I’m so heartened when I see that someone has lavished love an attention on an old production boat. We more or less expect people to love and care for high end models like Hinckleys, but isn’t there even more virtue in finding that someone has lavished love and attention on a 1970’s production boat? Here in Rock Hall I stumbled across this gem, a sister ship to our 1979 Pearson 40, Endeavor. All these years later I still find the design – for all of its flaws – to be uniquely striking. Look at the love someone has shown this gem.
She still looks almost totally original; I can only hope and assume that the bow pulpit is off for repair and will be re installed! Notice how they have retained the teak dorade box aft of the forward hatch, with its novel hinged cover to store winch handles. Ironically, my 1989 Sabre also has a deck mounted plexiglass lid, under which winch handles were to be stored. Both boats harken back to an age when halyard winches were on masts, which as a single handler, I often long for!

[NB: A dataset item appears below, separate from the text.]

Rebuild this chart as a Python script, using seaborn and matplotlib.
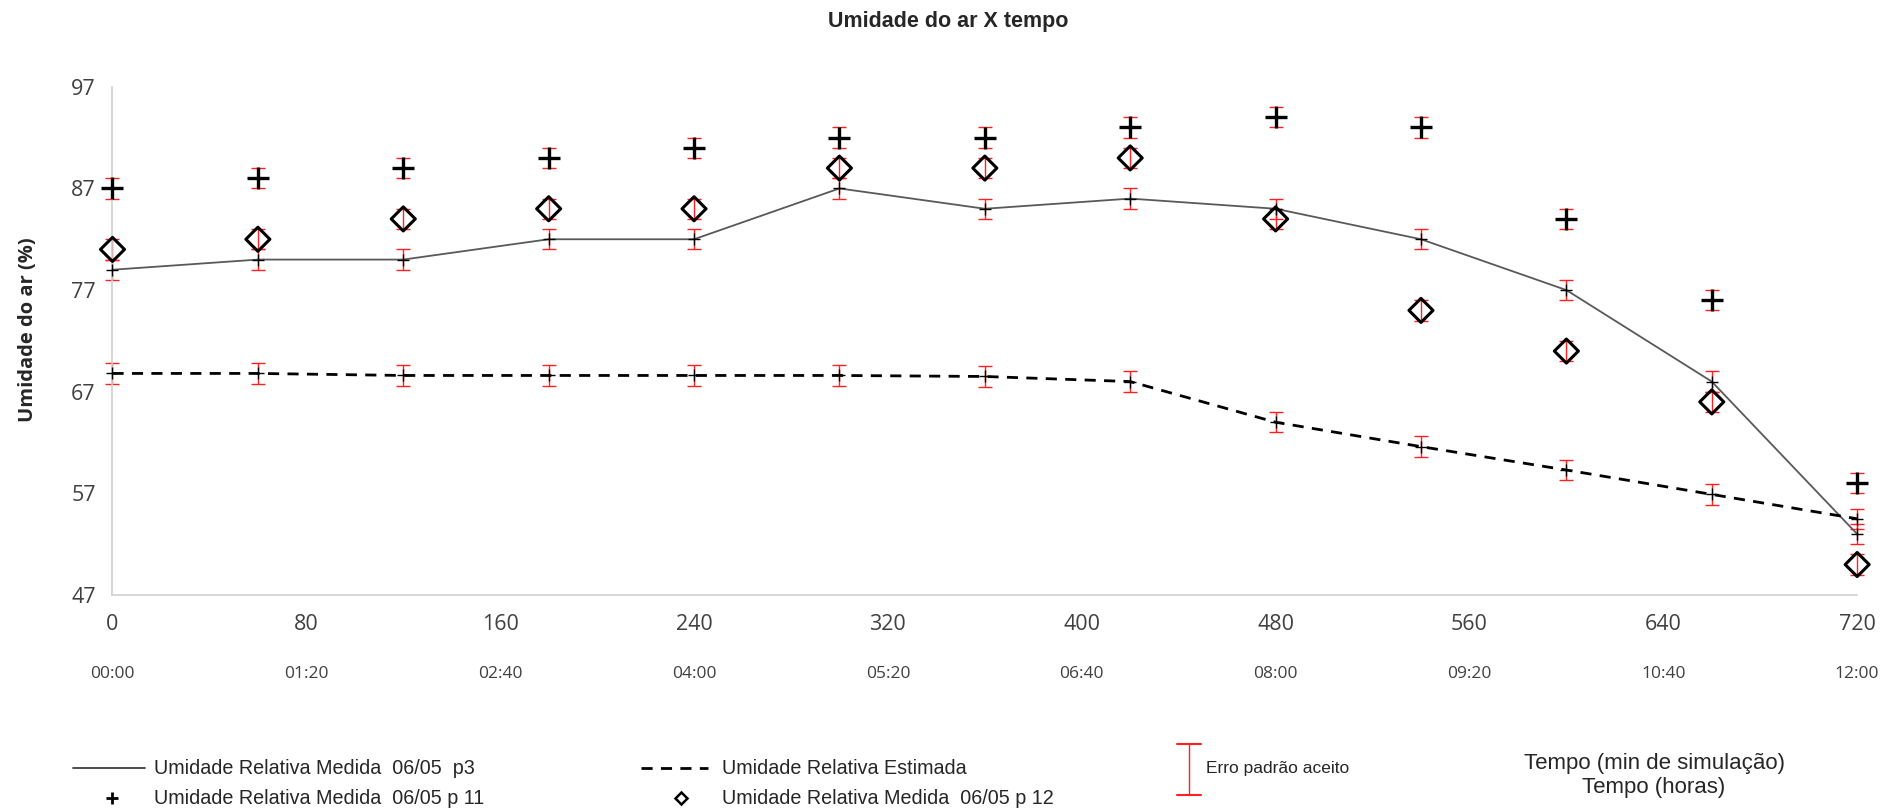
import matplotlib
matplotlib.use("Agg")
import matplotlib.pyplot as plt
from matplotlib.lines import Line2D
import seaborn as sns
import pandas as pd

# ---- data ----
minutos = [0, 60, 120, 180, 240, 300, 360, 420, 480, 540, 600, 660, 720]
p3 = [79, 80, 80, 82, 82, 87, 85, 86, 85, 82, 77, 68, 53]
estimada = [68.8, 68.8, 68.6, 68.6, 68.6, 68.6, 68.5, 68, 64, 61.6, 59.3, 56.9, 54.5]
p11 = [87, 88, 89, 90, 91, 92, 92, 93, 94, 93, 84, 76, 58]
p12 = [81, 82, 84, 85, 85, 89, 89, 90, 84, 75, 71, 66, 50]
erro = 1.0
xticks = [0, 80, 160, 240, 320, 400, 480, 560, 640, 720]
horas = ["00:00", "01:20", "02:40", "04:00", "05:20", "06:40", "08:00", "09:20", "10:40", "12:00"]
yticks = [47, 57, 67, 77, 87, 97]

titulo = "Umidade do ar X tempo"
ylabel = "Umidade do ar (%)"
leg_p3 = "Umidade Relativa Medida  06/05  p3"
leg_est = "Umidade Relativa Estimada"
leg_p11 = "Umidade Relativa Medida  06/05 p 11"
leg_p12 = "Umidade Relativa Medida  06/05 p 12"
leg_err = "Erro padrão aceito"
xlabel1 = "Tempo (min de simulação)"
xlabel2 = "Tempo (horas)"

df = pd.DataFrame({"min": minutos, "p3": p3, "est": estimada, "p11": p11, "p12": p12})

sns.set_style("white")
plt.rcParams["font.family"] = ["Open Sans", "DejaVu Sans"]
narrow = ["Liberation Sans Narrow", "Liberation Sans", "DejaVu Sans"]

fig = plt.figure(figsize=(18.97, 8.11), dpi=100)
ax = fig.add_axes([0.0593, 0.2663, 0.979 - 0.0593, 0.893 - 0.2663])

red = "#ff2020"
for col in ["p3", "est", "p11", "p12"]:
    ax.errorbar(df["min"], df[col], yerr=erro, fmt="none", ecolor=red,
                elinewidth=1.0, capsize=5, capthick=1.0, zorder=2)

sns.lineplot(data=df, x="min", y="p3", ax=ax, color="#595959", lw=1.3,
             marker="+", markersize=9, markeredgewidth=1.0, markeredgecolor="black", zorder=3)
sns.lineplot(data=df, x="min", y="est", ax=ax, color="black", lw=2.0,
             marker="+", markersize=9, markeredgewidth=1.0,
             markeredgecolor="black", zorder=3)
ax.lines[-1].set_linestyle((0, (4, 3)))
sns.scatterplot(data=df, x="min", y="p11", ax=ax, marker="+", s=260,
                color="black", linewidth=2.4, zorder=4)
sns.scatterplot(data=df, x="min", y="p12", ax=ax, marker="D", s=150,
                facecolor="none", edgecolor="black", linewidth=2.2, zorder=4)

ax.set_xlim(0, 720)
ax.set_ylim(47, 97)
ax.set_xticks(xticks)
ax.set_yticks(yticks)
ax.set_xlabel("")
ax.set_ylabel("")
ax.tick_params(axis="both", length=0, labelsize=15.5, colors="#404040")
ax.tick_params(axis="x", pad=14)
ax.tick_params(axis="y", pad=12)
for s in ["top", "right"]:
    ax.spines[s].set_visible(False)
for s in ["left", "bottom"]:
    ax.spines[s].set_color("#d0d0d0")
    ax.spines[s].set_linewidth(1.2)
for c in ax.collections:
    c.set_clip_on(False)
for l in ax.lines:
    l.set_clip_on(False)

trans = ax.get_xaxis_transform()
for xv, h in zip(xticks, horas):
    ax.text(xv, -0.155, h, transform=trans, ha="center", va="center",
            fontsize=12.5, color="#404040")

fig.text(0.5, 0.973, titulo, ha="center", va="center", fontsize=15.5,
         fontweight="bold", family=narrow)
fig.text(0.015, 0.594, ylabel, rotation=90, ha="center", va="center",
         fontsize=14.5, fontweight="bold")

# legend (drawn manually)
W, H = 1897.0, 811.0
def fx(p):
    return p / W
def fy(p):
    return 1 - p / H

LS = 14.2
fig.add_artist(Line2D([fx(73), fx(145)], [fy(768), fy(768)], color="#404040", lw=1.3))
fig.text(fx(154), fy(768), leg_p3, ha="left", va="center", fontsize=LS, family=narrow)
fig.add_artist(Line2D([fx(641), fx(708)], [fy(768), fy(768)], color="black", lw=2.0,
                      linestyle=(0, (4, 3))))
fig.text(fx(722), fy(768), leg_est, ha="left", va="center", fontsize=LS, family=narrow)
fig.add_artist(Line2D([fx(112)], [fy(798)], marker="+", color="black", ms=9, mew=2, lw=0))
fig.text(fx(154), fy(798), leg_p11, ha="left", va="center", fontsize=LS, family=narrow)
fig.add_artist(Line2D([fx(681)], [fy(798)], marker="D", mfc="none", mec="black", ms=6,
                      mew=1.8, lw=0))
fig.text(fx(722), fy(798), leg_p12, ha="left", va="center", fontsize=LS, family=narrow)

fig.add_artist(Line2D([fx(1189), fx(1189)], [fy(744), fy(795)], color=red, lw=1.0))
fig.add_artist(Line2D([fx(1177), fx(1201)], [fy(744), fy(744)], color=red, lw=1.5))
fig.add_artist(Line2D([fx(1177), fx(1201)], [fy(795), fy(795)], color=red, lw=1.5))
fig.text(fx(1206), fy(769), leg_err, ha="left", va="center", fontsize=12.5, family=narrow)

fig.text(fx(1654), fy(764), xlabel1, ha="center", va="center", fontsize=16, family=narrow)
fig.text(fx(1654), fy(788), xlabel2, ha="center", va="center", fontsize=16, family=narrow)

fig.savefig("out.png", dpi=100)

By contrast, I find it heart breaking when an old boat has been blocked in a yard and left to rot. In the photo below, this older production boat probably wasn’t constructed all that well, but the hull form looks to me like it would sail very nicely. Note the deep forefoot, long cord length keel, and generous deadrise (see my last post!). It’s so sad, and so unnecessary at the same time. If someone had just maintained this boat, then two nights ago they could have been out on the bay with me, beating into that stiff southerly, giddy as this boat cut through the chop in a canter, just like my Sabre was. I wonder what the owner was doing instead. I wonder if it was anything like as meaningful. I’d bet good money he or she was in front of a TV, sitting with an idle brain, wasting time as this poor baby wasted away in the yard, unloved.
Consider the Pearson 40 I found by contrast. In this photo, look at the time they spent replacing the weather boards with plexiglass, and lovingly varnishing the teak coamings in the cockpit. Whoever you are, those of us who love sailboats thank you. We’re part owners of these wonderful creations, and we’re part stewards of them on behalf of mankind.